**WORK TO COMPLETE:**
Print exactly the lines from the first one down to the line that contains "0.15, 0, 0];", both included, and skip the pictures.

Stored entries:

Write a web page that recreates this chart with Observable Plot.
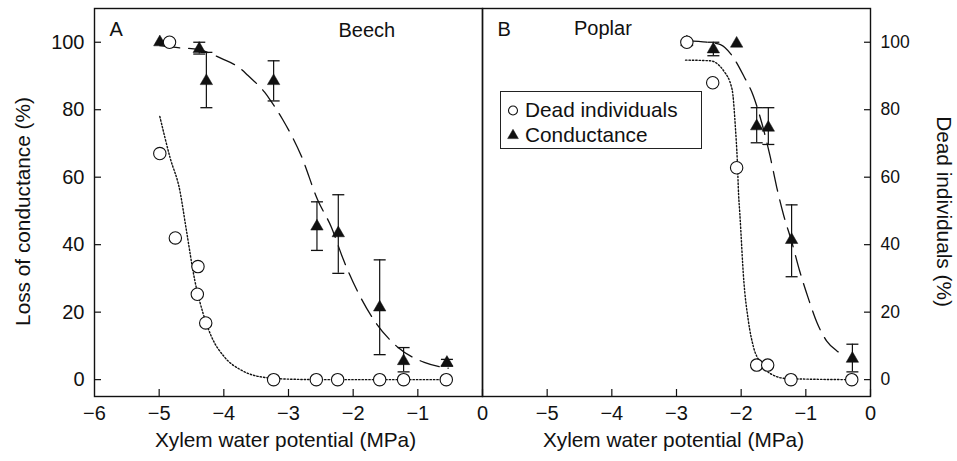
<!DOCTYPE html>
<html>
<head>
<meta charset="utf-8">
<script src="https://cdn.jsdelivr.net/npm/d3@7"></script>
<script src="https://cdn.jsdelivr.net/npm/@observablehq/plot@0.6"></script>
<style>
  body { margin: 0; background: #fff; }
  #wrap { position: relative; width: 957px; height: 461px; font-family: "Liberation Sans", Arial, Helvetica, sans-serif; }
  #legend { position: absolute; left: 500px; top: 91px; width: 202px; height: 58px; border: 1.3px solid #222; background: #fff; box-sizing: border-box; }
  #legend svg { display: block; }
</style>
</head>
<body>
<div id="wrap"></div>
<script>
// ---------- data ----------
const panels = ["A", "B"];
const species = ["Beech", "Poplar"];
const xTickValues = [-5, -4, -3, -2, -1, 0];
const xTickLabelsA = [-6, -5, -4, -3, -2, -1, 0];
const xTickLabelsB = [-5, -4, -3, -2, -1, 0];
const yTickValues = [0, 20, 40, 60, 80, 100];
const legendLabels = ["Dead individuals", "Conductance"];
const xTitle = "Xylem water potential (MPa)";
const yTitleLeft = "Loss of conductance (%)";
const yTitleRight = "Dead individuals (%)";

// Beech (panel A) – loss of conductance, mean with error bars
const beechCondX  = [-4.99, -4.38, -4.27, -3.23, -2.56, -2.23, -1.59, -1.22, -0.55];
const beechCondY  = [100, 98, 88.5, 88.5, 45.4, 43.4, 21.4, 5.5, 5];
const beechCondLo = [null, 96.5, 80.6, 82.6, 38.3, 31.5, 7.4, 2.3, 4];
const beechCondHi = [null, 100, 97, 94.5, 52.7, 54.8, 35.5, 9.5, 6];
// Beech – dead individuals
const beechDeadX = [-4.84, -4.99, -4.75, -4.40, -4.41, -4.28, -3.23, -2.57, -2.24, -1.59, -1.22, -0.56];
const beechDeadY = [100, 67, 42, 33.5, 25.3, 16.8, 0, 0, 0, 0, 0, 0];
// Beech – fitted curves
const beechCondCurveX = [-4.99, -4.66, -4.40, -4.19, -4.04, -3.73, -3.63, -3.37, -3.29, -3.09, -2.80, -2.55, -2.34, -2.15, -1.92, -1.68, -1.31, -0.90, -0.53];
const beechCondCurveY = [99, 98.3, 97.9, 96.5, 95.2, 92, 90.2, 85.2, 83.1, 77.1, 66.2, 53.3, 45.3, 35.5, 25.7, 17.7, 9.6, 5.1, 3.4];
const beechDeadCurveX = [-4.99, -4.83, -4.68, -4.58, -4.45, -4.32, -4.19, -3.99, -3.73, -3.42, -3.0, -2.5, -0.56];
const beechDeadCurveY = [78, 65.7, 56, 44.4, 29.5, 19.6, 12.7, 6.7, 2.8, 0.8, 0.15, 0, 0];

// Poplar (panel B)
const poplarCondX  = [-2.84, -2.43, -2.07, -1.76, -1.58, -1.22, -0.28];
const poplarCondY  = [100, 97.9, 99.6, 75.1, 74.7, 41.4, 6.2];
const poplarCondLo = [null, 96, null, 70.2, 69.7, 30.5, 2.3];
const poplarCondHi = [null, 100, null, 80.6, 80.6, 51.8, 10.5];
const poplarDeadX = [-2.84, -2.44, -2.07, -1.76, -1.59, -1.23, -0.29];
const poplarDeadY = [100, 88, 62.8, 4.3, 4.3, 0, 0];
const poplarCondCurveX = [-2.84, -2.53, -2.32, -2.14, -1.96, -1.81, -1.68, -1.55, -1.45, -1.34, -1.22, -1.10, -0.96, -0.83, -0.68, -0.52, -0.40];
const poplarCondCurveY = [100.5, 100, 99.3, 96, 90, 84, 76, 66, 57, 48.5, 41, 32.5, 24, 17, 11.5, 8.5, 7.2];
const poplarDeadCurveX = [-2.86, -2.48, -2.27, -2.14, -2.09, -2.06, -2.04, -2.02, -1.96, -1.89, -1.81, -1.71, -1.55, -1.29, -0.37];
const poplarDeadCurveY = [94.7, 94.5, 91.5, 86, 75, 65, 55, 49, 29.5, 17.6, 9.7, 5.2, 1.8, 0.3, 0];

// ---------- tables ----------
const pts = (panel, xs, ys, lo, hi) => xs.map((x, i) => ({panel, x, y: ys[i], lo: lo ? lo[i] : null, hi: hi ? hi[i] : null}));
const cond = [...pts("A", beechCondX, beechCondY, beechCondLo, beechCondHi), ...pts("B", poplarCondX, poplarCondY, poplarCondLo, poplarCondHi)];
const dead = [...pts("A", beechDeadX, beechDeadY), ...pts("B", poplarDeadX, poplarDeadY)];
const condCurve = [...pts("A", beechCondCurveX, beechCondCurveY), ...pts("B", poplarCondCurveX, poplarCondCurveY)];
const deadCurve = [...pts("A", beechDeadCurveX, beechDeadCurveY), ...pts("B", poplarDeadCurveX, poplarDeadCurveY)];
const errs = cond.filter(d => d.lo != null);
const caps = errs.flatMap(d => [{panel: d.panel, x: d.x, y: d.lo}, {panel: d.panel, x: d.x, y: d.hi}]);
const xLabels = [...xTickLabelsA.map(v => ({panel: "A", v})), ...xTickLabelsB.map(v => ({panel: "B", v}))];
const panelInfo = panels.map((p, i) => ({panel: p, name: species[i]}));

const capSymbol = { draw(ctx) { ctx.moveTo(-6, 0); ctx.lineTo(6, 0); } };
const fmt = v => v < 0 ? "\u2212" + Math.abs(v) : String(v);
const FONT = "Liberation Sans, Arial, Helvetica, sans-serif";
const INK = "#111";

const chart = Plot.plot({
  width: 957,
  height: 461,
  marginLeft: 93,
  marginRight: 87,
  marginTop: 8,
  marginBottom: 65,
  style: {fontFamily: FONT, fontSize: "20px", color: INK, background: "#fff"},
  fx: {domain: panels, padding: 0, axis: null, label: null},
  x: {domain: [-6, 0]},
  y: {domain: [-5, 110]},
  marks: [
    Plot.frame({stroke: INK, strokeWidth: 1.4}),
    Plot.axisX({ticks: xTickValues, tickSize: -7, tickFormat: () => "", label: null, stroke: INK, strokeWidth: 1.2}),
    Plot.text(xLabels, {fx: "panel", x: "v", text: d => fmt(d.v), frameAnchor: "bottom", lineAnchor: "top", dy: 9.5, fontSize: 20, fill: INK}),
    Plot.axisY({ticks: yTickValues, anchor: "left", tickSize: -7, tickPadding: 17, label: null, fontSize: 20, stroke: INK, strokeWidth: 1.2}),
    Plot.axisY({ticks: yTickValues, anchor: "right", tickSize: -7, tickPadding: 17, label: null, fontSize: 17.5, stroke: INK, strokeWidth: 1.2}),
    Plot.text([xTitle], {frameAnchor: "bottom", lineAnchor: "bottom", dy: 50.5, dx: -3, fontSize: 20.8, fill: INK}),
    Plot.text([{panel: "A", t: yTitleLeft}], {fx: "panel", text: "t", frameAnchor: "left", textAnchor: "middle", rotate: -90, dx: -71, dy: 9, lineAnchor: "middle", fontSize: 20.8, fill: INK}),
    Plot.text([{panel: "B", t: yTitleRight}], {fx: "panel", text: "t", frameAnchor: "right", textAnchor: "middle", rotate: 90, dx: 73, dy: 9, lineAnchor: "middle", fontSize: 20.8, fill: INK}),
    Plot.text(panelInfo, {fx: "panel", text: "panel", frameAnchor: "top-left", textAnchor: "start", lineAnchor: "bottom", dx: 15, dy: 27, fontSize: 20, fill: INK}),
    Plot.text(panelInfo.filter(d => d.panel === "A"), {fx: "panel", text: "name", frameAnchor: "top-left", textAnchor: "start", lineAnchor: "bottom", dx: 244, dy: 28, fontSize: 20, fill: INK}),
    Plot.text(panelInfo.filter(d => d.panel === "B"), {fx: "panel", text: "name", frameAnchor: "top-left", textAnchor: "start", lineAnchor: "bottom", dx: 91.5, dy: 26, fontSize: 20, fill: INK}),
    Plot.line(deadCurve, {fx: "panel", x: "x", y: "y", z: "panel", stroke: INK, strokeWidth: 1.4, strokeDasharray: "1.4,2", curve: "monotone-x"}),
    Plot.line(condCurve, {fx: "panel", x: "x", y: "y", z: "panel", stroke: INK, strokeWidth: 1.3, strokeDasharray: "20,9", curve: "monotone-x"}),
    Plot.ruleX(errs, {fx: "panel", x: "x", y1: "lo", y2: "hi", stroke: INK, strokeWidth: 1.2}),
    Plot.dot(caps, {fx: "panel", x: "x", y: "y", symbol: capSymbol, r: 5, stroke: INK, strokeWidth: 1.3, fill: "none"}),
    Plot.dot(cond, {fx: "panel", x: "x", y: "y", symbol: "triangle", r: 4.6, fill: INK, stroke: INK, strokeWidth: 0.5}),
    Plot.dot(dead, {fx: "panel", x: "x", y: "y", symbol: "circle", r: 6.2, fill: "#fff", stroke: INK, strokeWidth: 1.1})
  ]
});

const wrap = document.getElementById("wrap");
wrap.appendChild(chart);

// legend (HTML overlay, panel B)
const legend = document.createElement("div");
legend.id = "legend";
const ns = "http://www.w3.org/2000/svg";
const lsvg = document.createElementNS(ns, "svg");
lsvg.setAttribute("width", 200);
lsvg.setAttribute("height", 56);
const syms = [
  d3.symbol(d3.symbolCircle, Math.PI * 4.5 * 4.5)(),
  d3.symbol(d3.symbolTriangle, Math.PI * 4 * 4)()
];
legendLabels.forEach((lab, i) => {
  const cy = 18.5 + i * 25;
  const p = document.createElementNS(ns, "path");
  p.setAttribute("d", syms[i]);
  p.setAttribute("transform", `translate(12,${cy})`);
  p.setAttribute("fill", i === 0 ? "#fff" : INK);
  p.setAttribute("stroke", INK);
  p.setAttribute("stroke-width", i === 0 ? 1.1 : 0.5);
  lsvg.appendChild(p);
  const t = document.createElementNS(ns, "text");
  t.setAttribute("x", 24);
  t.setAttribute("y", cy + 6.5);
  t.setAttribute("font-size", 20.8);
  t.setAttribute("font-family", FONT);
  t.setAttribute("fill", INK);
  t.textContent = lab;
  lsvg.appendChild(t);
});
legend.appendChild(lsvg);
wrap.appendChild(legend);
</script>
</body>
</html>
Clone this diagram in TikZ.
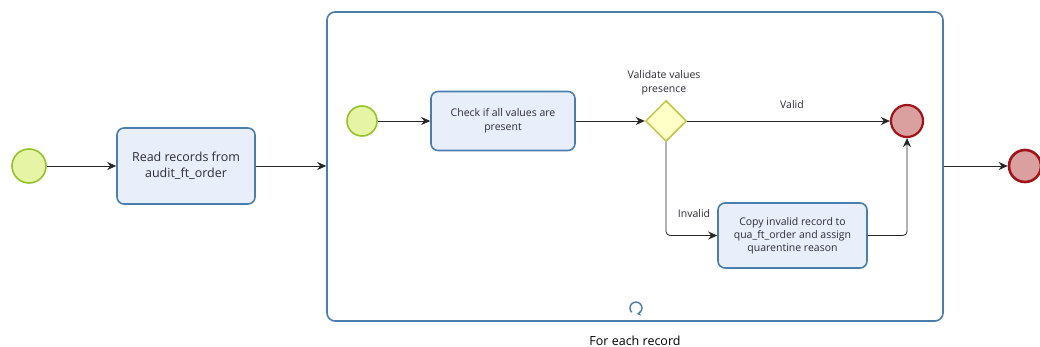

**TASK ANSWER:**
Write a web page that recreates this chart with Observable Plot.
<!DOCTYPE html>
<html>
<head>
<meta charset="utf-8">
<script src="https://cdn.jsdelivr.net/npm/d3@7"></script>
<script src="https://cdn.jsdelivr.net/npm/@observablehq/plot@0.6"></script>
<style>
  body { margin: 0; background: #fff; }
  #wrap { position: relative; width: 957px; height: 461px; font-family: "Liberation Sans", Arial, Helvetica, sans-serif; }
  #legend { position: absolute; left: 500px; top: 91px; width: 202px; height: 58px; border: 1.3px solid #222; background: #fff; box-sizing: border-box; }
  #legend svg { display: block; }
</style>
</head>
<body>
<div id="wrap"></div>
<script>
// ---------- data ----------
const panels = ["A", "B"];
const species = ["Beech", "Poplar"];
const xTickValues = [-5, -4, -3, -2, -1, 0];
const xTickLabelsA = [-6, -5, -4, -3, -2, -1, 0];
const xTickLabelsB = [-5, -4, -3, -2, -1, 0];
const yTickValues = [0, 20, 40, 60, 80, 100];
const legendLabels = ["Dead individuals", "Conductance"];
const xTitle = "Xylem water potential (MPa)";
const yTitleLeft = "Loss of conductance (%)";
const yTitleRight = "Dead individuals (%)";

// Beech (panel A) – loss of conductance, mean with error bars
const beechCondX  = [-4.99, -4.38, -4.27, -3.23, -2.56, -2.23, -1.59, -1.22, -0.55];
const beechCondY  = [100, 98, 88.5, 88.5, 45.4, 43.4, 21.4, 5.5, 5];
const beechCondLo = [null, 96.5, 80.6, 82.6, 38.3, 31.5, 7.4, 2.3, 4];
const beechCondHi = [null, 100, 97, 94.5, 52.7, 54.8, 35.5, 9.5, 6];
// Beech – dead individuals
const beechDeadX = [-4.84, -4.99, -4.75, -4.40, -4.41, -4.28, -3.23, -2.57, -2.24, -1.59, -1.22, -0.56];
const beechDeadY = [100, 67, 42, 33.5, 25.3, 16.8, 0, 0, 0, 0, 0, 0];
// Beech – fitted curves
const beechCondCurveX = [-4.99, -4.66, -4.40, -4.19, -4.04, -3.73, -3.63, -3.37, -3.29, -3.09, -2.80, -2.55, -2.34, -2.15, -1.92, -1.68, -1.31, -0.90, -0.53];
const beechCondCurveY = [99, 98.3, 97.9, 96.5, 95.2, 92, 90.2, 85.2, 83.1, 77.1, 66.2, 53.3, 45.3, 35.5, 25.7, 17.7, 9.6, 5.1, 3.4];
const beechDeadCurveX = [-4.99, -4.83, -4.68, -4.58, -4.45, -4.32, -4.19, -3.99, -3.73, -3.42, -3.0, -2.5, -0.56];
const beechDeadCurveY = [78, 65.7, 56, 44.4, 29.5, 19.6, 12.7, 6.7, 2.8, 0.8, 0.15, 0, 0];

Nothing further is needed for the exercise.